Bolton stared. “You were responsible for wrecking this planet?”

“My faction was.” He held his head high. “But we saved Xaya's key life-forms. Since the impact, we have been monitoring this world for centuries, waiting until the environment was stable again. When it was ready, we seeded the landscape with embryos, spores, roots, tubers, and cultured seeds in order to re-create the home that we had damaged so severely. But we knew that would be a tremendously long process.”

Jonwi seemed to revel in the lushness of the vegetation, animals, and insects he had fostered here. “We understood that Xaya would never be exactly the same as it was, and many of our seeds and embryos did not survive the centuries of waiting. I arrived here only recently to guide the large-scale awakening. Previously, when our scout ships dispersed the basic life-forms, we saw the scattered human settlements, but were unconcerned about them.”

As the alien glided through the red weed forest, Bolton followed him, curious. He suddenly understood. “You didn't expect any of the other Xayans to survive, though.”

“We did not even know they existed, didn't know about Zairic's slickwater or the preservation chamber used by a handful of Originals. I was sent here to help Xaya reawaken, but now we know that our enemies did survive after all. And, worse, they are rebuilding their telemancy through a powerful symbiosis with humans. They have managed to generate a very strong form of telemancy. They are approaching
ala'ru
once more, and the danger this poses is greater than ever. Their telemancy set off numerous alarms that called my people back from their long interstellar journeys.”

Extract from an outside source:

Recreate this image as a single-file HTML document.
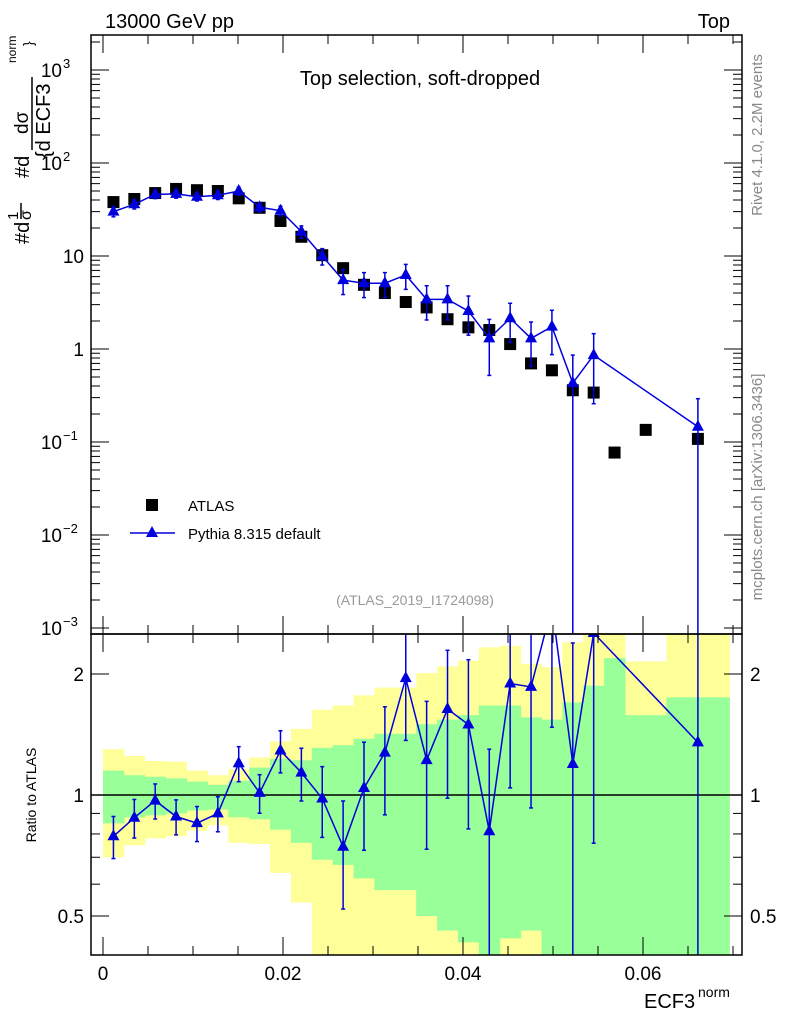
<!DOCTYPE html>
<html><head><meta charset="utf-8"><style>
body{margin:0;background:#fff;}
svg text{font-family:"Liberation Sans",sans-serif;}
</style></head><body>
<svg id="chart" width="786" height="1024" xmlns="http://www.w3.org/2000/svg">
<defs>
<clipPath id="mainClip"><rect x="91" y="35" width="651" height="599"/></clipPath>
<clipPath id="ratioClip"><rect x="91" y="634" width="651" height="321"/></clipPath>
</defs>
<g id="ratioBands" clip-path="url(#ratioClip)"></g>
<g id="marks"></g>
<rect x="91" y="35" width="651" height="599" fill="none" stroke="#000" stroke-width="1.5"/>
<rect x="91" y="634" width="651" height="321" fill="none" stroke="#000" stroke-width="1.5"/>
<g id="axes"></g>
<text x="105" y="28" font-size="20">13000 GeV pp</text>
<text x="730" y="28" font-size="20" text-anchor="end">Top</text>
<text x="420" y="85" font-size="20" text-anchor="middle">Top selection, soft-dropped</text>
<text x="415" y="605" font-size="14" fill="#999" text-anchor="middle">(ATLAS_2019_I1724098)</text>
<text transform="translate(762,135) rotate(-90)" font-size="15" fill="#888" text-anchor="middle">Rivet 4.1.0,  2.2M events</text>
<text transform="translate(762,487) rotate(-90)" font-size="15" fill="#888" text-anchor="middle">mcplots.cern.ch [arXiv:1306.3436]</text>
<g font-size="20">
<text transform="translate(29,244) rotate(-90)">#d</text>
<text transform="translate(18,220) rotate(-90)" font-size="15">1</text>
<line x1="21" y1="203" x2="21" y2="219" stroke="#000" stroke-width="1.5"/>
<text transform="translate(31,220) rotate(-90)" font-size="16">σ</text>
<text transform="translate(29,178) rotate(-90)">#d</text>
<text transform="translate(28,134) rotate(-90)" font-size="19">dσ</text>
<line x1="32" y1="77" x2="32" y2="150" stroke="#000" stroke-width="1.5"/>
<text transform="translate(50,158) rotate(-90)" font-size="20">{d ECF3</text>
<text transform="translate(16,63) rotate(-90)" font-size="12">norm</text>
<text transform="translate(33,46) rotate(-90)" font-size="14">}</text>
</g>
<text transform="translate(36,795) rotate(-90)" font-size="14" text-anchor="middle">Ratio to ATLAS</text>
<text x="644" y="1008" font-size="20">ECF3</text>
<text x="698" y="997" font-size="14">norm</text>
<g>
<rect x="146" y="499" width="12" height="12" fill="#000"/>
<text x="188" y="511" font-size="15">ATLAS</text>
<line x1="130" y1="533" x2="175" y2="533" stroke="#0000dd" stroke-width="1.5"/>
<polygon points="152,526 158,537 146,537" fill="#0000dd"/>
<text x="188" y="539" font-size="15">Pythia 8.315 default</text>
</g>
</svg>
<script>
const binEdges=[0,0.00232,0.00464,0.00696,0.00928,0.0116,0.01392,0.01624,0.01856,0.02088,0.0232,0.02552,0.02784,0.03016,0.03248,0.0348,0.03712,0.03944,0.04176,0.04408,0.0464,0.04872,0.05104,0.05336,0.05568,0.058,0.0626,0.0696];
const atlasValues=[38,41,47.5,52.6,51,50,41.7,33,23.8,16.1,10.2,7.4,4.9,4.0,3.2,2.8,2.09,1.71,1.6,1.13,0.70,0.59,0.36,0.34,0.077,0.135,0.108];
const pythiaValues=[30,36,46,46.5,43.4,45,50,33.4,30.7,18.3,10,5.5,5.1,5.1,6.25,3.42,3.42,2.56,1.30,2.14,1.30,1.74,0.43,0.86,null,null,0.146];
const pythiaRelErr=[0.12,0.11,0.10,0.10,0.10,0.10,0.10,0.11,0.12,0.15,0.2,0.3,0.3,0.3,0.3,0.4,0.4,0.45,0.6,0.45,0.5,0.5,1.0,0.7,null,null,1.0];
const yellowHi=[1.30,1.25,1.215,1.21,1.15,1.12,1.16,1.24,1.36,1.46,1.63,1.67,1.77,1.85,1.85,2.01,2.09,2.16,2.33,2.35,2.12,2.08,2.40,3,3,2.15,3];
const yellowLo=[0.70,0.75,0.78,0.79,0.815,0.84,0.76,0.755,0.64,0.54,0.3,0.3,0.3,0.3,0.3,0.3,0.3,0.3,0.3,0.3,0.3,0.3,0.3,0.3,0.3,0.42,0.3];
const greenHi=[1.15,1.12,1.11,1.10,1.08,1.06,1.085,1.17,1.23,1.22,1.31,1.33,1.38,1.42,1.42,1.50,1.54,1.58,1.67,1.67,1.56,1.54,1.70,1.87,2.19,1.58,1.75];
const greenLo=[0.85,0.88,0.89,0.90,0.915,0.92,0.88,0.87,0.82,0.76,0.69,0.67,0.62,0.58,0.58,0.50,0.46,0.43,0.3,0.44,0.46,0.3,0.3,0.3,0.3,0.3,0.3];
const xTickLabels=["0","0.02","0.04","0.06"];
const xTickValues=[0,0.02,0.04,0.06];

const NS="http://www.w3.org/2000/svg";
const X=v=>103+v*9000;
const Y=v=>349-93*Math.log10(v);
const R=v=>795-121*Math.log2(v);
function mk(tag,attrs,parent){const e=document.createElementNS(NS,tag);for(const k in attrs)e.setAttribute(k,attrs[k]);parent.appendChild(e);return e;}
const bands=document.getElementById('ratioBands');
const marks=document.getElementById('marks');
const axes=document.getElementById('axes');
const mainG=mk('g',{'clip-path':'url(#mainClip)'},marks);
const ratioG=mk('g',{'clip-path':'url(#ratioClip)'},marks);
const BLUE="#0000dd";

for(let i=0;i<atlasValues.length;i++){
  const x0=X(binEdges[i]),x1=X(binEdges[i+1]);
  const y=mk('rect',{x:x0,y:R(yellowHi[i]),width:x1-x0+0.5,height:R(yellowLo[i])-R(yellowHi[i]),fill:'#ffff99'},bands);
  
  
}
for(let i=0;i<atlasValues.length;i++){
  const x0=X(binEdges[i]),x1=X(binEdges[i+1]);
  const g=mk('rect',{x:x0,y:R(greenHi[i]),width:x1-x0+0.5,height:R(greenLo[i])-R(greenHi[i]),fill:'#99ff99'},bands);
  
  
}
mk('line',{x1:91,x2:742,y1:R(1),y2:R(1),stroke:'#000','stroke-width':1.5},ratioG);

function center(i){return (binEdges[i]+binEdges[i+1])/2;}
for(let i=0;i<atlasValues.length;i++){
  const s=mk('rect',{x:X(center(i))-6,y:Y(atlasValues[i])-6,width:12,height:12,fill:'#000'},mainG);
  
  
}
let pts=[],rpts=[];
for(let i=0;i<pythiaValues.length;i++){
  const v=pythiaValues[i];if(v==null)continue;
  const cx=X(center(i)),cy=Y(v),e=pythiaRelErr[i];
  const lo=v*(1-e)>0?Y(v*(1-e)):640, hi=Y(v*(1+e));
  mk('line',{x1:cx,x2:cx,y1:hi,y2:lo,stroke:BLUE,'stroke-width':1.5},mainG);
  mk('line',{x1:cx-2,x2:cx+2,y1:hi,y2:hi,stroke:BLUE,'stroke-width':1.5},mainG);
  if(lo<634)mk('line',{x1:cx-2,x2:cx+2,y1:lo,y2:lo,stroke:BLUE,'stroke-width':1.5},mainG);
  pts.push([cx,cy]);
  const r=v/atlasValues[i],ry=R(r);
  const rl=r*(1-e)>0?R(r*(1-e)):960, rh=R(r*(1+e));
  mk('line',{x1:cx,x2:cx,y1:rh,y2:rl,stroke:BLUE,'stroke-width':1.5},ratioG);
  mk('line',{x1:cx-2,x2:cx+2,y1:rh,y2:rh,stroke:BLUE,'stroke-width':1.5},ratioG);
  if(rl<955)mk('line',{x1:cx-2,x2:cx+2,y1:rl,y2:rl,stroke:BLUE,'stroke-width':1.5},ratioG);
  rpts.push([cx,ry]);
}
const pl=mk('polyline',{points:pts.map(p=>p.join(',')).join(' '),fill:'none',stroke:BLUE,'stroke-width':1.5},mainG);


const rl=mk('polyline',{points:rpts.map(p=>p.join(',')).join(' '),fill:'none',stroke:BLUE,'stroke-width':1.5},ratioG);


pts.forEach(p=>{const t=mk('polygon',{points:`${p[0]},${p[1]-7} ${p[0]+6},${p[1]+4} ${p[0]-6},${p[1]+4}`,fill:BLUE},mainG);
  
  });
rpts.forEach(p=>{const t=mk('polygon',{points:`${p[0]},${p[1]-7} ${p[0]+6},${p[1]+4} ${p[0]-6},${p[1]+4}`,fill:BLUE},ratioG);
  
  });

for(let d=-3;d<=3;d++){
  for(let m=1;m<10;m++){
    const v=m*Math.pow(10,d),y=Y(v);
    if(y<35||y>634)continue;
    const L=m==1?18:9;
    mk('line',{x1:91,x2:91+L,y1:y,y2:y,stroke:'#000'},axes);
    mk('line',{x1:742-L,x2:742,y1:y,y2:y,stroke:'#000'},axes);
  }
}
const ylab=[[-3,"10","−3"],[-2,"10","−2"],[-1,"10","−1"],[0,"1",""],[1,"10",""],[2,"10","2"],[3,"10","3"]];
ylab.forEach(a=>{
  const y=Y(Math.pow(10,a[0]));
  const t=mk('text',{x:a[2]?62:84,y:y+7,'font-size':19,'text-anchor':'end'},axes);
  t.textContent=a[1];
  
  
  if(a[2]){const s=mk('text',{x:63,y:y-2,'font-size':13},axes);s.textContent=a[2];}
});
[0.4,0.5,0.6,0.7,0.8,0.9,1,2].forEach(v=>{
  const y=R(v),L=(v==1||v==2||v==0.5)?18:9;
  mk('line',{x1:91,x2:91+L,y1:y,y2:y,stroke:'#000'},axes);
  mk('line',{x1:742-L,x2:742,y1:y,y2:y,stroke:'#000'},axes);
});
[[2,"2"],[1,"1"],[0.5,"0.5"]].forEach(a=>{
  const t=mk('text',{x:84,y:R(a[0])+7,'font-size':19,'text-anchor':'end'},axes);t.textContent=a[1];
  
  
  const t2=mk('text',{x:750,y:R(a[0])+7,'font-size':19},axes);t2.textContent=a[1];
  
  
});
for(let k=0;k<=14;k++){
  const v=k*0.005,x=X(v),L=(k%4==0)?18:9;
  mk('line',{x1:x,x2:x,y1:634,y2:634+L,stroke:'#000'},axes);
  mk('line',{x1:x,x2:x,y1:634-L,y2:634,stroke:'#000'},axes);
  mk('line',{x1:x,x2:x,y1:955-L,y2:955,stroke:'#000'},axes);
  mk('line',{x1:x,x2:x,y1:35,y2:35+L,stroke:'#000'},axes);
}
xTickValues.forEach((v,i)=>{
  const t=mk('text',{x:X(v),y:980,'font-size':19,'text-anchor':'middle'},axes);t.textContent=xTickLabels[i];
  
  
});
</script>
</body></html>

Jonwi's strange voice took on an ominous tone. “We had so many ambitious plans for this world, such high hopes. Yet, all of our efforts—all of
my
efforts—have been for naught, our hopes dashed. Sadly, Xaya has only a short time left now. Everything has changed.”

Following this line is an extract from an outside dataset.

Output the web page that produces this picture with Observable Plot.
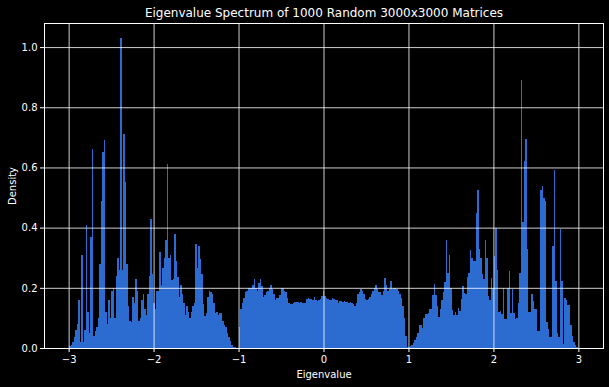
<!DOCTYPE html>
<html>
<head>
<meta charset="utf-8">
<script src="https://cdn.jsdelivr.net/npm/d3@7"></script>
<script src="https://cdn.jsdelivr.net/npm/@observablehq/plot@0.6"></script>
<style>
  html, body { margin: 0; padding: 0; background: #000; }
  #chart svg { display: block; }
</style>
</head>
<body>
<div id="chart"></div>
<script>
// Histogram densities (339 equal bins from -2.99 to 2.99)
const binLo = -2.99;
const binHi = 2.99;
const densities = [
  0.005, 0.01, 0.02, 0.035, 0.06, 0.08, 0.16, 0.02, 0.31, 0.02,
  0.06, 0.41, 0.12, 0.05, 0.37, 0.66, 0.04, 0.055, 0.07, 0.10,
  0.28, 0.49, 0.65, 0.69, 0.12, 0.08, 0.16, 0.10, 0.19, 0.20,
  0.10, 0.24, 0.30, 0.26, 1.03, 0.26, 0.71, 0.55, 0.28, 0.14,
  0.09, 0.085, 0.17, 0.15, 0.23, 0.19, 0.09, 0.10, 0.16, 0.18,
  0.13, 0.11, 0.18, 0.24, 0.43, 0.245, 0.15, 0.13, 0.19, 0.19,
  0.32, 0.21, 0.265, 0.30, 0.36, 0.61, 0.30, 0.31, 0.225, 0.23,
  0.38, 0.29, 0.235, 0.17, 0.21, 0.18, 0.15, 0.11, 0.14, 0.12,
  0.10, 0.12, 0.14, 0.15, 0.345, 0.265, 0.34, 0.295, 0.245, 0.145,
  0.105, 0.115, 0.17, 0.19, 0.185, 0.18, 0.15, 0.115, 0.12, 0.11,
  0.115, 0.115, 0.09, 0.075, 0.07, 0.05, 0.038, 0.023, 0.01, 0.004,
  0.002, 0.001, 0.0, 0.07, 0.13, 0.15, 0.165, 0.185, 0.19, 0.198,
  0.2, 0.2, 0.21, 0.228, 0.2, 0.19, 0.215, 0.23, 0.205, 0.17,
  0.175, 0.185, 0.19, 0.2, 0.21, 0.195, 0.18, 0.16, 0.165, 0.165,
  0.175, 0.2, 0.2, 0.19, 0.185, 0.165, 0.15, 0.145, 0.145, 0.148,
  0.152, 0.153, 0.152, 0.15, 0.153, 0.15, 0.148, 0.15, 0.162, 0.165,
  0.164, 0.162, 0.16, 0.168, 0.16, 0.155, 0.158, 0.164, 0.172, 0.19,
  0.172, 0.165, 0.163, 0.158, 0.16, 0.167, 0.162, 0.16, 0.158, 0.148,
  0.155, 0.156, 0.152, 0.155, 0.152, 0.152, 0.148, 0.152, 0.148, 0.145,
  0.14, 0.148, 0.178, 0.186, 0.197, 0.19, 0.18, 0.162, 0.16, 0.162,
  0.17, 0.178, 0.19, 0.198, 0.21, 0.196, 0.185, 0.185, 0.177, 0.19,
  0.233, 0.21, 0.19, 0.195, 0.224, 0.197, 0.198, 0.198, 0.195, 0.19,
  0.18, 0.165, 0.14, 0.1, 0.04, 0.003, 0.002, 0.005, 0.01, 0.018,
  0.027, 0.035, 0.05, 0.076, 0.075, 0.066, 0.1, 0.113, 0.113, 0.115,
  0.13, 0.13, 0.175, 0.212, 0.175, 0.14, 0.103, 0.13, 0.16, 0.186,
  0.22, 0.36, 0.25, 0.31, 0.2, 0.126, 0.11, 0.12, 0.11, 0.133,
  0.123, 0.162, 0.205, 0.182, 0.18, 0.235, 0.25, 0.325, 0.3, 0.29,
  0.29, 0.45, 0.524, 0.33, 0.3, 0.245, 0.23, 0.358, 0.3, 0.172,
  0.16, 0.232, 0.2, 0.305, 0.4, 0.26, 0.12, 0.123, 0.113, 0.2,
  0.096, 0.096, 0.2, 0.255, 0.116, 0.196, 0.116, 0.096, 0.1, 0.15,
  0.25, 0.89, 0.42, 0.62, 0.693, 0.33, 0.12, 0.12, 0.18, 0.156,
  0.13, 0.13, 0.055, 0.055, 0.524, 0.54, 0.5, 0.49, 0.085, 0.063,
  0.035, 0.035, 0.34, 0.59, 0.224, 0.05, 0.035, 0.395, 0.224, 0.014,
  0.165, 0.16, 0.143, 0.143, 0.076, 0.04, 0.02, 0.01, 0.004
];
const xTicks = [-3, -2, -1, 0, 1, 2, 3];
const yTicks = [0, 0.2, 0.4, 0.6, 0.8, 1.0];
const titleText = "Eigenvalue Spectrum of 1000 Random 3000x3000 Matrices";
const xLabel = "Eigenvalue";
const yLabel = "Density";

const binWidth = (binHi - binLo) / densities.length;
const bins = densities.map((d, i) => ({x1: binLo + i * binWidth, x2: binLo + (i + 1) * binWidth, density: d}));
const fmtX = d => (d < 0 ? "\u2212" + Math.abs(d) : String(d));

const chart = Plot.plot({
  width: 609,
  height: 387,
  marginLeft: 44,
  marginRight: 6,
  marginTop: 23,
  marginBottom: 39,
  style: {background: "#000", color: "#fff", fontFamily: "'DejaVu Sans', sans-serif", fontSize: "10px"},
  x: {domain: [-3.29, 3.29]},
  y: {domain: [0, 1.08]},
  marks: [
    Plot.rectY(bins, {x1: "x1", x2: "x2", y: "density", fill: "#2c6bd0", inset: 0, shapeRendering: "crispEdges"}),
    Plot.gridX(xTicks, {stroke: "#fff", strokeOpacity: 0.8}),
    Plot.gridY(yTicks, {stroke: "#fff", strokeOpacity: 0.8}),
    Plot.frame({stroke: "#fff"}),
    Plot.axisX(xTicks, {tickFormat: fmtX, tickSize: 4, tickPadding: 3, label: null, stroke: "#fff", fill: "#fff"}),
    Plot.axisY(yTicks, {tickFormat: d => d.toFixed(1), tickSize: 4, tickPadding: 3, label: null, stroke: "#fff", fill: "#fff"}),
    Plot.text([titleText], {frameAnchor: "top", lineAnchor: "middle", dy: -10, fontSize: 12, fill: "#fff"}),
    Plot.text([xLabel], {frameAnchor: "bottom", lineAnchor: "middle", dy: 26, fontSize: 10, fill: "#fff"}),
    Plot.text([yLabel], {frameAnchor: "left", textAnchor: "middle", lineAnchor: "middle", dx: -32, rotate: -90, fontSize: 10, fill: "#fff"})
  ]
});
document.getElementById("chart").appendChild(chart);
</script>
</body>
</html>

He gazed up at the sky again. “The Ro-Xayans have no choice. The threat is too great. My people are coming again to destroy this world—completely this time. The asteroid bombardment is already on its way.”

 

53

Working deep in the Vielinger iperion mines, clad in a decontamination suit with a faceplate, Erik Anderlos climbed the metal stairs to the observation platform. He felt angrier than usual because the seals in his work suit were defective, allowing the ultrafine, toxic dust to sift in. He had coughed up blood from his lungs this morning, and felt raw dryness in his throat. The iperion residue was killing him and all the other colonists seized at Buktu.